CeBI announced the initiative’s Team Leaders today. They are a group of six prominent Canadians, including York University President and Vice-Chancellor Lorna R. Marsden, who have volunteered to work together to accelerate the adoption of e-business in Canada. "The CeBI teams will be working hard to ensure their recommendations assist all Canadian companies to understand the productivity gains that e-business can bring to our country," said Nancy Hughes Anthony, president and CEO of the Canadian Chamber of Commerce and co-chair of CeBI with Pierre Paul Allard, president and CEO of Cisco Systems Canada.
Marsden will lead CeBI’s Benchmarking and Metrics Team, which will issue a Canadian e-report card on the state of e-business in Canada. The team is compiling data to produce a Canadian Net Impact Study, led by Prof. Ron McClean at York’s Schulich School of Business. An Interim Report will be released November 1st, at the first CeBI business meeting. The study will evaluate the penetration of Internet-based technologies as a force for productivity change in small and medium-sized businesses, which are the backbone of the Canadian economy.
"Canadians have an edge in the incorporation of technology to enhance business and learning and we aim to keep that edge," said Marsden. "York itself has been a model for the sensible use of technology to enhance the learning environment," she said, referring to online student registration, digitalization of library services, experiments with Web-based interactive learning, and research across the disciplines on the effects of the new economy.
McClean has been instrumental in developing an e-business curriculum for graduate programs at York’s Schulich School of Business. He acknowledges that some new business models have brought successful initiatives to the market, while many others have failed. "But the Canadian economy is strong despite the technology market collapse, and organizations still must adapt to the dynamic forces that new technologies and the Internet bring," he said.

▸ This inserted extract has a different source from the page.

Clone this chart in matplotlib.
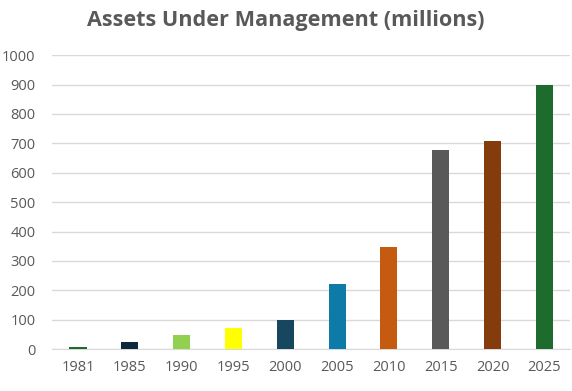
import matplotlib.pyplot as plt

# data
years = ['1981', '1985', '1990', '1995', '2000', '2005', '2010', '2015', '2020', '2025']
assets = [7, 24, 49, 72, 100, 221, 348, 678, 708, 900]
colors = ['#1e6b2e', '#0d2a3d', '#92d050', '#ffff00', '#17475e',
          '#0e7aa8', '#c55a11', '#595959', '#843c0c', '#1e6b2e']
yticks = list(range(0, 1001, 100))

plt.rcParams['font.family'] = ['Open Sans', 'DejaVu Sans']

fig = plt.figure(figsize=(5.72, 3.91), dpi=100)
ax = fig.add_axes([0.091, 0.107, 0.906, 0.752])

x = range(len(years))
ax.bar(x, assets, width=0.33, color=colors, zorder=3)

ax.set_xlim(-0.5, len(years) - 0.5)
ax.set_ylim(0, 1000)
ax.set_yticks(yticks)
ax.set_xticks(list(x))
ax.set_xticklabels(years)
ax.grid(axis='y', color='#d9d9d9', linewidth=1, zorder=0)

for s in ['top', 'right', 'left']:
    ax.spines[s].set_visible(False)
ax.spines['bottom'].set_color('#d9d9d9')
ax.tick_params(axis='both', length=0, colors='#595959', labelsize=10.5)
ax.tick_params(axis='x', pad=8)
ax.tick_params(axis='y', pad=12)

fig.text(0.5, 0.948, 'Assets Under Management (millions)', ha='center', va='center',
         fontsize=15.6, fontweight='bold', color='#595959')

fig.savefig('out.png', dpi=100)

Also contributing to the Net Impact Study are IDC Canada, Cisco Canada, Industry Canada and York professors Michael Wade and David Johnston. Johnston’s research, funded by the Social Sciences and Humanities Research Council (SSHRC) Initiative on the New Economy, focuses on the penetration and effect of Internet-based solutions (IBS) and electronic networks, both in Canada and internationally, on small and medium size businesses.
York is also responding to the federal government’s Broadband strategy to ensure that high-speed Internet access is available to businesses and residents in every Canadian community by 2004. York is taking the lead in connecting teachers across Canada through the Advanced Broadband Enabled Learning (ABEL) project, funded through the CANARIE Learning Program. Through research on CANARIE’s broadband network CA*Net, post-secondary faculty, K-12 teachers and students will participate in professional learning and curriculum activities in this broadband enabled environment to find innovative ways to enhance the classroom experience. In addition, York’s new Institute for Research on Learning Technologies (IRLT) engages in interdisciplinary research related to the use of technology in teaching and learning at the K-12 and post-secondary levels.
The Honourable Allan Rock, Minister of Industry, announced his support for the Canadian e-Business Initiative on March 25, 2002 to build upon the previous work of the Canadian E-Business Opportunities Roundtable. The Roundtable completed its work and submitted its final report "Fast Forward 3.0: Maintaining the Momentum" on March 25, 2002.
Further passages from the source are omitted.